Visiter l’exposition Richard Prince à la Galerie Gagosian, c’est être témoins d’un amusant équilibre. L’entrée est plus grande que celles de certaines galeries, et ce n’est pas le front dédaigneux de l’accueil qui nous reçoit mais un agent de sécurité bien veillant.

Comme toujours, Richard Prince a le nez collé sur le sexe dans son acceptation la plus populaire, celle de papier glacé qui hante et précède souvent la réalité tactile. Dans cette série la trivialité sur chaise longue se télescope avec le nus gras de de Kooning.

C’est un travail de nivèlement que l’artiste met en œuvre quand il s’empare de ces peintures. Il les replonge là où – semble-t-il dire – elles n’auraient jamais dû s’échapper, les draps poisseux d’une nuit d’amour. En l’occurrence Richard Prince découpe, agrandit et ajoute aux peintures les éléments de base qui manquent à ces figures déchainées. Et ce sont tout simplement des hommes. Il introduit littéralement les corps des femmes avec l’entre-jambe d’hommes en slip. Cette manipulation et aussi pour lui l’occasion de situer la scène sur des fonts lumineux et colorés, où les couples ne peuvent rien faire d’autre que savourer leurs ébats et se chatouiller sous nos yeux. Ce faisant, il ne fait ni plus ni moins que pousser le geste du peintre à son paroxysme, Richard Prince est le Manet qui vient prendre place aux côtés de la femme nue de de Kooning.

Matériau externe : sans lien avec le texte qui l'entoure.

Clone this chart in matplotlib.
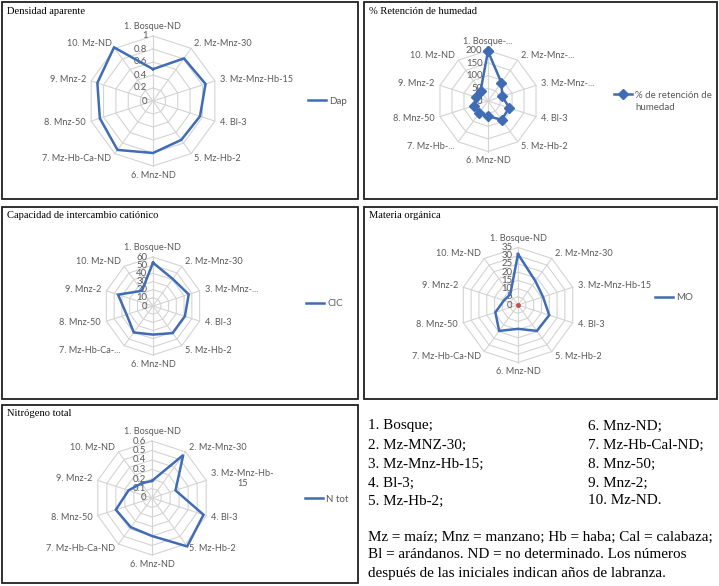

Tout cela n’a plus rien de choquant, mais le geste comporte une bonne dose de satisfaction pour celui qui regarde. D’autant que l’artiste n’est pas pris de la même gestuelle ravageuse que le peintre, les travaux de Richard Prince gardent toujours cette même facture lisse et poudrée qui les caractérise. Il n’entre pas dans l’acte de de Kooning, il s’empare de ses images pour les assouvir. Une façon de dire qu’il regarde mais qu’il ne touche pas. Ce travail est essentiellement un plaisir mental.

Ainsi, ce qui est montré ici se rapproche des images que nous pourrions nous-mêmes avoir en tête en sortant d’une exposition de Kooning. Richard Prince, qui a dû trouver ces femmes entêtantes, a fini par les coucher dans ses œuvres.